Bei VW scheint sich der aktuelle Streit zwischen Konzernführung und Betriebsrat um die zukünftige Besetzung von Managerposten zusehends zuzuspitzen. Bei der Feier zu 75 Jahren betrieblicher Mitbestimmung konnte das Auditorium den Machtkampf sogar live miterleben. Die Aktie leidet unter diesen atmosphärischen Störungen und ist zweitgrößter DAX-Verlierer.
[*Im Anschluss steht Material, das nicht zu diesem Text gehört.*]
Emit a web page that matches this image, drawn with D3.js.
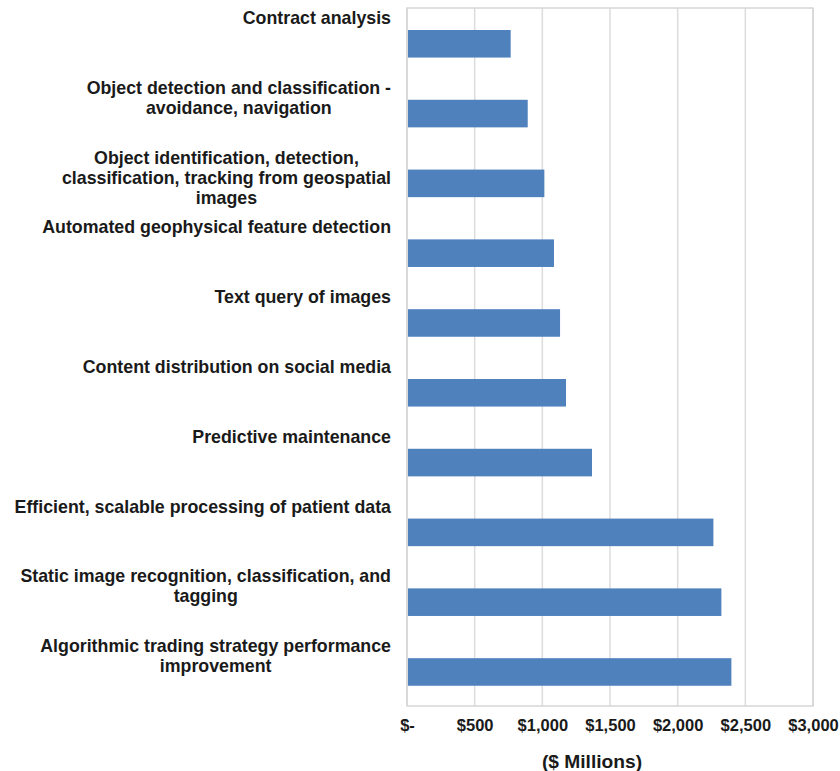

Dabei hatte VW-Boss Herbert Diess, der an der Feierstunde nicht persönlich teilnahm, nur ein Grußwort via Internet geschickt. Diess mahnte, Effizienzsteigerungen seien notwendig und für den Fortbestand von Unternehmen nicht zu unterschätzen. "Hier haben wir bei Volkswagen noch Nachholbedarf." Das Land Niedersachsen, VW-Großaktionär, forderte er sogar unverhohlen dazu auf, den Konzernumbau nicht zu blockieren und wichtige Richtungsentscheidungen mitzutragen. Er wünsche "den Vertretern der Mitbestimmung eine glückliche Hand". Betriebsrats-Chef Bernd Osterloh sagte dazu: „Bei uns geht es immer um nachhaltige Konzepte gleichermaßen für Beschäftigungssicherung und Wirtschaftlichkeit."
Hintergrund ist, dass der Vorstandschef bei der Besetzung zweier Vorstandsposten Mitstreiter sucht, die seinen scharfen Umbaukurs und die Renditeziele mittragen. Doch kommt er nicht voran, weil der Betriebsrat Kandidaten bevorzuge, die besser in die Wolfsburger Konsenskultur passen. Und der VW-Betriebsrat ist durch das VW-Gesetz einen stärkeren Einfluss als Arbeitnehmervertretungen in anderen Konzernen. Offiziell betont Betriebsratschef Osterloh hingegen, es gebe keinen Streit
Zusätzliches Öl im Feuer ist Diess‘ Drängen auf eine (vorzeitige) Verlängerung seines Vertrags. Dieser läuft zwar noch bis April 2023. Doch aus Sicht des 62-Jährigen sollte am besten jetzt schon über eine Verlängerung entschieden werden. Damit will der VV-Chef wohl das formale Commitment des Kontrollgremiums für seine straffen Konzern-Umbaupläne einholen. VW hat sich hierzu bisher nicht geäußert.
Ein Machtwort der Eigentümer fordern hingegen die Investoren, die die Position von Diess gestärkt sehen wollen. Im zu Ende gehenden Jahr gibt es noch eine Aufsichtsratssitzung, bisher zu anderen Themen. Das dürfte so bleiben – es sei denn der Vorstandschef macht sich selbst zum Thema.
Dieser Streit kommt zu einem unglücklichen Zeitpunkt, da sich VW gerade im größten Umbruch der Unternehmenshistorie befindet. Aus Sicht des AKTIONÄR hat Konzern-Boss Herbert Diess, der konsequent auf Veränderung und damit auf den Schwenk in Richtung Elektromobilität setzt, genau den richtigen Weg eingeschlagen. Ein Zeichen seitens der Eigentümer für den "Diess-Kurs" wäre jetzt hilfreich. DER AKTIONÄR bleibt trotz der aktuellen Gemengelage weiterhin optimistisch für die Aktie. Investierte Anleger bleiben dabei. Das Kursziel lautet unverändert: 180,00 Euro.